Искусство само по себе (и даже в первую очередь) может рассматриваться как утопическая практика. Ведь оно представляет собой совершенно реальную жизненную практику, цель которой состоит в том, чтобы воплощать фикции и описывать их реализацию. Причем речь идет о таких фикциях, относительно которых неизвестно, могут ли они быть в принципе реализованы или навсегда останутся фикциями. В контексте художественного рынка, оперирующего в условиях капиталистического общества, это утопическое измерение искусства обычно теряется из виду, поскольку вследствие интеграции в рыночную систему искусство получает видимость прагматической деятельности, контролируемой принципом реальности. Но в Советском Союзе, где началась деятельность Кабакова, утопический характер художественной практики был очевиден. Поэтому в ответ на постмодернистский дискурс о смерти автора Кабаков создает фиктивных или, лучше сказать, утопических авторов, о которых невозможно сказать, живы они или мертвы. Все герои его альбомов и инсталляций являются утопическими авторами, утопическими художниками, до такой степени идентифицирующими свое существование со своими утопическими проектами, что говорить об их жизни за пределами этих проектов не приходится. Следовательно, и закончить свою жизнь они могут только с завершением своих проектов. Но эти проекты являются утопическими именно потому, что не имеют никаких критериев их завершения. Они обращены в неопределенность, открытость, незавершенность, то есть в бесконечность. Таким образом, герои инсталляций Кабакова суть именно утопические, а не просто фиктивные фигуры. Они одновременно идентичны и неидентичны своему автору, ведь сам Кабаков видит в себе лишь одного из своих многочисленных двойников, своих персонажей-художников. При этом наиболее важным Кабакову представляется то обстоятельство, что, описывая утопию, человек (вне зависимости от того, является ли он художником или нет) тем самым ее реализует и сам становится ее частью. Ожидание утопии само по себе утопично, поскольку это ожидание преобразует реальность ожидающего.
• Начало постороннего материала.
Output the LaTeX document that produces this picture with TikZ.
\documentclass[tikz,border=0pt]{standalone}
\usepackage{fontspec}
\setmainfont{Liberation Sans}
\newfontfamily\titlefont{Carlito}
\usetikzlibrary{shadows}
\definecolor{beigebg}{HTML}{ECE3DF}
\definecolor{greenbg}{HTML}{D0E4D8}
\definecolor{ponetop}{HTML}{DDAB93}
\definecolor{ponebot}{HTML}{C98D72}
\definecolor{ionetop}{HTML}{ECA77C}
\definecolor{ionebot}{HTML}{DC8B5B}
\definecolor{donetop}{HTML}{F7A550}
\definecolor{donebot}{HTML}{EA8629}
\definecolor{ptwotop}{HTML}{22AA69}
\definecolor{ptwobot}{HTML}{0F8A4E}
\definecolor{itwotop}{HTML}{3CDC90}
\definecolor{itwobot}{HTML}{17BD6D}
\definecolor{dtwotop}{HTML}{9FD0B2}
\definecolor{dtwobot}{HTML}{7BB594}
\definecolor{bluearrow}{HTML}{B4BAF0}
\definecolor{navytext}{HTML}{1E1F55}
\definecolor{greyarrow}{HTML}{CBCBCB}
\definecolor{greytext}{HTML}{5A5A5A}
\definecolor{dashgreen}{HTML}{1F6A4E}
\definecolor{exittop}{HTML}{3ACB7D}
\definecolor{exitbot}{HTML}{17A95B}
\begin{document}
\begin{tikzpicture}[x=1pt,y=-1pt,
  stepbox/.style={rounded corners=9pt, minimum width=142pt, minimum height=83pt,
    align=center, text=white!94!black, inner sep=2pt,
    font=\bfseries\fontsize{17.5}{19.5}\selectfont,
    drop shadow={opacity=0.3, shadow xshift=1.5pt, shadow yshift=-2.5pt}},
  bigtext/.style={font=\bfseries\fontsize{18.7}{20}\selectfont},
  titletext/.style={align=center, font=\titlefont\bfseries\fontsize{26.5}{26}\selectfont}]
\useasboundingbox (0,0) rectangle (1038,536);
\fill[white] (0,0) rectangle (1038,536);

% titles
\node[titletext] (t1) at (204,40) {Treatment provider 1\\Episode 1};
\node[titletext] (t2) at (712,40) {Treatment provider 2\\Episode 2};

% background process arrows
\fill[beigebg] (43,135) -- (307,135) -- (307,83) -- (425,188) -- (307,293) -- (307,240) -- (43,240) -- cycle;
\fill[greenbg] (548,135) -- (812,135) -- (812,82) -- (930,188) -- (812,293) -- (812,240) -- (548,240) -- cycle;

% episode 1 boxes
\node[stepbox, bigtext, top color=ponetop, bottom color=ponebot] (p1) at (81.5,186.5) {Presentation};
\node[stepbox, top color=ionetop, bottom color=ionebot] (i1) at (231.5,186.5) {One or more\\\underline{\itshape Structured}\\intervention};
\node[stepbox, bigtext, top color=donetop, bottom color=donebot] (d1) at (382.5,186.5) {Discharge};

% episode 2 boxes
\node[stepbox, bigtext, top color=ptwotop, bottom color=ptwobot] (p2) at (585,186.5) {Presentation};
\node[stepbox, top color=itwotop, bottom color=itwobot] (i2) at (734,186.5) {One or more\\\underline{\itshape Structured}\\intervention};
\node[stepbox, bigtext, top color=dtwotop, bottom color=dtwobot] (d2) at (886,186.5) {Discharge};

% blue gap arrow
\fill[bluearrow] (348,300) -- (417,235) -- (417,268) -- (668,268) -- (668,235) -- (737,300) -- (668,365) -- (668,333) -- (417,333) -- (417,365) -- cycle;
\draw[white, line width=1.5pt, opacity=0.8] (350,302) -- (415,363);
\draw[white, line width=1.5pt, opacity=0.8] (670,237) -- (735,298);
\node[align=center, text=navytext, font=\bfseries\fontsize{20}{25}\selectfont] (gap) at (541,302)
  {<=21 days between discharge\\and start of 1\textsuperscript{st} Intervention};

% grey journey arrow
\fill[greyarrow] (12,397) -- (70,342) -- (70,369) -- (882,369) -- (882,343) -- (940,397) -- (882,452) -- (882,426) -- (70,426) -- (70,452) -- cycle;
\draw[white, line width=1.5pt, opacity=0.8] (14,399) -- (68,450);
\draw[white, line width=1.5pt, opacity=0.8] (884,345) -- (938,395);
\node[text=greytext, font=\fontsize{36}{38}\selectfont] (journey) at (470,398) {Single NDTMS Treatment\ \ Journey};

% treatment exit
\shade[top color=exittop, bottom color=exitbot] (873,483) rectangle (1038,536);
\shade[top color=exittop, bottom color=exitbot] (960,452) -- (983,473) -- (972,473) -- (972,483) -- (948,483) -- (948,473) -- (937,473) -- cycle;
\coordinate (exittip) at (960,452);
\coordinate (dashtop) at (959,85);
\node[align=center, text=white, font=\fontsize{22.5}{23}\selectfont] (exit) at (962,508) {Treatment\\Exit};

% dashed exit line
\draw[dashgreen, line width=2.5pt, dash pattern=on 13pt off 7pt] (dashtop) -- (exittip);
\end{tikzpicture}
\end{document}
Советская идеология базировалась, кстати сказать, на том же убеждении. Советская утопия оказалась так хорошо приспособлена для апроприации именно потому, что она изначально понималась как утопия реализованная. Советская идеология, в сущности, не видела различия между построением коммунизма и самим коммунизмом. Основная претензия социализма сталинского образца заключалась в утверждении, что в Советском Союзе классовая борьба пришла к своему историческому концу — что освобождение из ада эксплуатации и вражды уже состоялось. Тем самым провозглашалось, что реальное положение вещей в СССР по сути идентично идеальному положению вещей после победы добра над злом. Реальное пространство, занятое государствами социалистического лагеря, целью которых была реализация утопии, объявлялось пространством реализованной утопии. Не требуется (и уже тогда не требовалось) особых усилий, чтобы показать, что это утверждение противоречит фактам, что официальная идиллия представляет собой идеологический мираж и что борьба (будь то борьба за выживание, борьба против репрессий и манипуляций, или перманентная революция) продолжается.
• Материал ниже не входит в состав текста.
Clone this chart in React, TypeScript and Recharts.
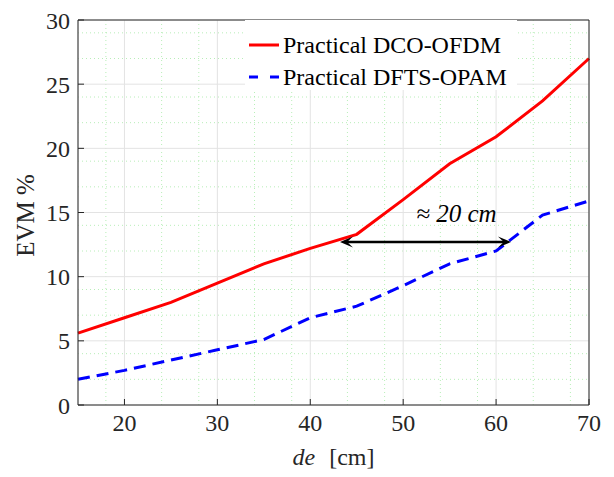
import { LineChart, Line, XAxis, YAxis, CartesianGrid, ReferenceLine } from "recharts";

const distances = [15, 20, 25, 30, 35, 40, 45, 50, 55, 60, 65, 70];
const dcoOfdm = [5.6, 6.8, 8.0, 9.5, 11.0, 12.2, 13.3, 16.0, 18.8, 20.9, 23.7, 27.0];
const dftsOpam = [2.0, 2.7, 3.5, 4.3, 5.1, 6.8, 7.7, 9.3, 11.0, 12.0, 14.8, 15.9];
const seriesNames = ["Practical DCO-OFDM", "Practical DFTS-OPAM"];

const xTicks = [20, 30, 40, 50, 60, 70];
const yTicks = [0, 5, 10, 15, 20, 25, 30];
const xMinor = [16, 18, 22, 24, 26, 28, 32, 34, 36, 38, 42, 44, 46, 48, 52, 54, 56, 58, 62, 64, 66, 68];
const yMinor = [1, 2, 3, 4, 6, 7, 8, 9, 11, 12, 13, 14, 16, 17, 18, 19, 21, 22, 23, 24, 26, 27, 28, 29];

const arrowFrom = 43.2;
const arrowTo = 61.6;
const arrowLevel = 12.7;

const data = distances.map((d, i) => ({ d, dco: dcoOfdm[i], dfts: dftsOpam[i] }));

const FONT = '"Liberation Serif", "Times New Roman", serif';
const AXIS = "#262626";

const ArrowShape = (props: any) => {
  const { x1, y1, x2, y2 } = props;
  const L = 13;
  const W = 5.5;
  const head = (tx: number, dir: number) =>
    `M${tx},${y1} L${tx - dir * L},${y1 - W} L${tx - dir * L * 0.55},${y1} L${tx - dir * L},${y1 + W} Z`;
  return (
    <g>
      <line x1={x1 + 6} y1={y1} x2={x2 - 6} y2={y2} stroke="#000" strokeWidth={2.5} />
      <path d={head(x1, -1)} fill="#000" />
      <path d={head(x2, 1)} fill="#000" />
      <text
        x={(x1 + x2) / 2 + 31}
        y={y1 - 20}
        textAnchor="middle"
        fontFamily={FONT}
        fontStyle="italic"
        fontSize={25}
        fill="#000"
      >
        ≈ 20 cm
      </text>
    </g>
  );
};

// legend drawn as an overlay so it does not eat plot height
const LegendBox = () => (
  <div style={{ position: "absolute", left: 245, top: 20, width: 272, height: 70, background: "#fff" }}>
    <svg width={272} height={70} style={{ overflow: "visible" }}>
      <line x1={4} y1={25} x2={34} y2={25} stroke="#ff0000" strokeWidth={3} />
      <text x={38} y={33} fontFamily={FONT} fontSize={24} fill="#000">{seriesNames[0]}</text>
      <line x1={4} y1={57} x2={34} y2={57} stroke="#0000ff" strokeWidth={3} strokeDasharray="9 12" />
      <text x={38} y={65} fontFamily={FONT} fontSize={24} fill="#000">{seriesNames[1]}</text>
    </svg>
  </div>
);

export default function App() {
  return (
    <div style={{ position: "absolute", left: 0, top: 0, width: 614, height: 477, background: "#fff" }}>
      <LineChart
        width={614}
        height={477}
        data={data}
        margin={{ top: 19, right: 24, left: 0, bottom: 0 }}
        style={{ fontFamily: FONT }}
      >
        <CartesianGrid
          xAxisId="b"
          yAxisId="l"
          verticalValues={xMinor}
          horizontalValues={yMinor}
          stroke="#a6eaa6"
          strokeDasharray="1 3"
          strokeWidth={0.8}
        />
        <CartesianGrid xAxisId="b" yAxisId="l" stroke="#e3e3e3" strokeWidth={1} />
        <XAxis
          xAxisId="b"
          dataKey="d"
          type="number"
          domain={[15, 70]}
          ticks={xTicks}
          height={72}
          tickSize={-6}
          tickMargin={15}
          stroke={AXIS}
          tick={{ fill: "#262626", fontSize: 24, fontFamily: FONT }}
          label={{
            content: ({ viewBox }: any) => (
              <text
                x={viewBox.x + viewBox.width / 2}
                y={viewBox.y + 60}
                textAnchor="middle"
                fontFamily={FONT}
                fontSize={24}
                fill="#262626"
              >
                <tspan fontStyle="italic">de</tspan>
                <tspan dx={14}>[cm]</tspan>
              </text>
            ),
          }}
        />
        <XAxis
          xAxisId="t"
          dataKey="d"
          type="number"
          orientation="top"
          domain={[15, 70]}
          ticks={xTicks}
          height={1}
          tickSize={-6}
          tick={false}
          stroke={AXIS}
        />
        <YAxis
          yAxisId="l"
          type="number"
          domain={[0, 30]}
          ticks={yTicks}
          width={78}
          tickSize={-6}
          tickMargin={14}
          stroke={AXIS}
          tick={{ fill: "#262626", fontSize: 24, fontFamily: FONT }}
          label={{
            content: ({ viewBox }: any) => {
              const cx = 25;
              const cy = viewBox.y + viewBox.height / 2 + 3;
              return (
                <text
                  x={cx}
                  y={cy}
                  transform={`rotate(-90, ${cx}, ${cy})`}
                  textAnchor="middle"
                  dominantBaseline="central"
                  fontFamily={FONT}
                  fontSize={25}
                  fill="#262626"
                >
                  EVM %
                </text>
              );
            },
          }}
        />
        <YAxis
          yAxisId="r"
          orientation="right"
          type="number"
          domain={[0, 30]}
          ticks={yTicks}
          width={1}
          tickSize={-6}
          tick={false}
          stroke={AXIS}
        />
        <Line
          xAxisId="b"
          yAxisId="l"
          type="linear"
          dataKey="dco"
          name={seriesNames[0]}
          stroke="#ff0000"
          strokeWidth={3}
          dot={false}
          isAnimationActive={false}
        />
        <Line
          xAxisId="b"
          yAxisId="l"
          type="linear"
          dataKey="dfts"
          name={seriesNames[1]}
          stroke="#0000ff"
          strokeWidth={3}
          strokeDasharray="12 7"
          dot={false}
          isAnimationActive={false}
        />
        <ReferenceLine
          xAxisId="b"
          yAxisId="l"
          segment={[
            { x: arrowFrom, y: arrowLevel },
            { x: arrowTo, y: arrowLevel },
          ]}
          shape={ArrowShape}
          ifOverflow="visible"
        />
      </LineChart>
      <LegendBox />
    </div>
  );
}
Однако это знаменитое «Свершилось!» столь же трудно опровергнуть простым указанием на фактическую несправедливость и несовершенство коммунистических режимов, как и не менее знаменитые тезисы типа «атман есть брахман» и «сансара есть нирвана». Все они заключают в себе идею скрытого тождества антиутопии и утопии, ада и рая, проклятия и спасения. Доказательством этого тождества служит событие, радикальность которого представляется столь значительной, что мы понимаем: такое событие может разве что повториться, превзойти его невозможно. Такое событие может быть воплощено в образе Христа на кресте, Будды под деревом или, как у Гегеля, Наполеона на коне. Но таким событием может быть и опыт сталинизма — событие тотального обобществления повседневной жизни каждого человека, которое представляет собой предельный, рекордный случай мировой истории. Нет ничего легче, чем сказать: борьба продолжается — ведь это истина здравого рассудка. Сложнее понять, что участники этой борьбы по сути уже не борются, а просто застыли на месте, приняв борцовские позы.
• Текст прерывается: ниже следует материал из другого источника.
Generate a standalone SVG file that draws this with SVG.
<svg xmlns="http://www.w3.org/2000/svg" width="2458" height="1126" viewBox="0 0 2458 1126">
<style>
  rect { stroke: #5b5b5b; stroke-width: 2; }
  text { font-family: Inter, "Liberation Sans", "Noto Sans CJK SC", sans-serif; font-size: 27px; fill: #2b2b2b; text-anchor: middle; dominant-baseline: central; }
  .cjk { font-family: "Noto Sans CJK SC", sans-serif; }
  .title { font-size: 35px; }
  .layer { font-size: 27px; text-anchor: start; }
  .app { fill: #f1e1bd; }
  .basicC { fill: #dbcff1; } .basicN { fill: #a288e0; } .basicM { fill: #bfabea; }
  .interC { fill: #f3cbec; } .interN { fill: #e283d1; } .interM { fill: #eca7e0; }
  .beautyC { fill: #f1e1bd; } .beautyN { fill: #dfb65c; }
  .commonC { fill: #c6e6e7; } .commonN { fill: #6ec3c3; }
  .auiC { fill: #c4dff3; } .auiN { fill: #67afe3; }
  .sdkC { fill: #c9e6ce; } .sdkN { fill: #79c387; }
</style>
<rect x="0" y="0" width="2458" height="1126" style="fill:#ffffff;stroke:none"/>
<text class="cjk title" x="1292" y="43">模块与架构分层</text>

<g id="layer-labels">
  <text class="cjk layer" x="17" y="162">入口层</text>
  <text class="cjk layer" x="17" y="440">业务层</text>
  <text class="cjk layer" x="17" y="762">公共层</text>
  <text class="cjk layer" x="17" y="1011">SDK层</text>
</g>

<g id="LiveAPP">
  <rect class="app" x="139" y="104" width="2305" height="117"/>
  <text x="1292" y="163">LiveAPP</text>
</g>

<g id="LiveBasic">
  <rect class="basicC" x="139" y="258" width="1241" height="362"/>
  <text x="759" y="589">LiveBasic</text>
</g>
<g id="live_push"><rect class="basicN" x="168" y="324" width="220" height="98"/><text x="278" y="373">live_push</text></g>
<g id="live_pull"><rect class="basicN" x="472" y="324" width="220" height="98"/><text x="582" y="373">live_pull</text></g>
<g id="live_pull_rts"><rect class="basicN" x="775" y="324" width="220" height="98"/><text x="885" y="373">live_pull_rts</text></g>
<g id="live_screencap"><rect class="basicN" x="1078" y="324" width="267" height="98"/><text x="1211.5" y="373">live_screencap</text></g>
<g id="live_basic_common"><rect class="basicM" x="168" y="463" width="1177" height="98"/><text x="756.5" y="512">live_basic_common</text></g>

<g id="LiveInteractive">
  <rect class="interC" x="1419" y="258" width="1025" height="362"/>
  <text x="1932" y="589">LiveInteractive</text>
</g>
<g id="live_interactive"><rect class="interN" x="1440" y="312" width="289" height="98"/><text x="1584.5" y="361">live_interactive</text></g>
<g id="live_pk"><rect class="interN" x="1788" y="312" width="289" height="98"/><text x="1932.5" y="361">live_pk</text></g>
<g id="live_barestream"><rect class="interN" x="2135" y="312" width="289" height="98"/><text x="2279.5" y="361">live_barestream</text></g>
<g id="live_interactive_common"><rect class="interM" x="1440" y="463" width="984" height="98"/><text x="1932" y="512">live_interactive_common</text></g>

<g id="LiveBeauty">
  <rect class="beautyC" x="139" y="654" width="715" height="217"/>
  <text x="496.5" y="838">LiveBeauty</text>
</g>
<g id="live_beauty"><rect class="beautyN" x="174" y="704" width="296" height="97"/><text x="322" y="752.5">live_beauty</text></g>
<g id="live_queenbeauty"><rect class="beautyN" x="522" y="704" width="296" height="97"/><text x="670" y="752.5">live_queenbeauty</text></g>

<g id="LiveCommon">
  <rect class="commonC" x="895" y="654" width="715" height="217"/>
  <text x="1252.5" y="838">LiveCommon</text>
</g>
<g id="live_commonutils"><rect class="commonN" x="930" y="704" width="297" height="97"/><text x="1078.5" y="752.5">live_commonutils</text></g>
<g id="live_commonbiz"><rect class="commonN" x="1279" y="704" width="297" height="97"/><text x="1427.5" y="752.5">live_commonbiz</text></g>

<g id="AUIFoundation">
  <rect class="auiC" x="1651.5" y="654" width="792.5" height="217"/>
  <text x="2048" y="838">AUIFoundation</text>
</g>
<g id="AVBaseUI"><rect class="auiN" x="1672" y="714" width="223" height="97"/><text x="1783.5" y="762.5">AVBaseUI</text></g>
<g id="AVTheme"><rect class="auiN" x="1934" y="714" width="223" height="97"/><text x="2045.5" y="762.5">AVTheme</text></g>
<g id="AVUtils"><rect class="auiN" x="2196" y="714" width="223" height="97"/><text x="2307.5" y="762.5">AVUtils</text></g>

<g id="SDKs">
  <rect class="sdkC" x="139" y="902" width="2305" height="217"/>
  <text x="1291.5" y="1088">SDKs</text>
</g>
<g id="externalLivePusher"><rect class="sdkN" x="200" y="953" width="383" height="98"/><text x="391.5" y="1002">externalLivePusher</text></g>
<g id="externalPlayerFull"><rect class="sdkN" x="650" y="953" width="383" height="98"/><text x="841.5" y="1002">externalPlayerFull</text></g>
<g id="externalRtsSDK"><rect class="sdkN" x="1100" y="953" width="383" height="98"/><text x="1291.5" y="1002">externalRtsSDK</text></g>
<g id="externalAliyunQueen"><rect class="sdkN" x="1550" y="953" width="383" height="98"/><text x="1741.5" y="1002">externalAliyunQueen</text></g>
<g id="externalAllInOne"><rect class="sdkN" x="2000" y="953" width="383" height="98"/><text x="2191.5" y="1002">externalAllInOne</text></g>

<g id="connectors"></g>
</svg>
Инсталляция Кабакова о человеке, улетевшем в космос, в сущности, говорит нам то же самое: «свершилось». Полет удался, тело героя исчезло. Остается, конечно, вопрос, куда именно оно исчезло: парит ли герой в космической невесомости или лежит в могиле. Подобный вопрос встает в связи с любым утверждением о том, что история подошла к концу, что некий проект завершен. Ведь фигура героя такого проекта всегда в известном смысле фиктивна — это всего лишь роль, которая может быть исполнена снова и снова. И потому история реализации проекта также может быть заново рассказана. Поскольку любая история, любое авторство и любое искусство в конечном счете утопичны, то есть отчасти реальны, отчасти фиктивны, нет никакой уверенности в том, каково их нынешнее состояние — живы они или мертвы. Можно только строить догадки на этот счет, рассказывать все новые и новые истории и изготовлять новые инсталляции, документирующие эти истории и догадки. Но в любом случае оказывается, что гораздо легче исчезнуть из реальности, чем покинуть пределы утопии.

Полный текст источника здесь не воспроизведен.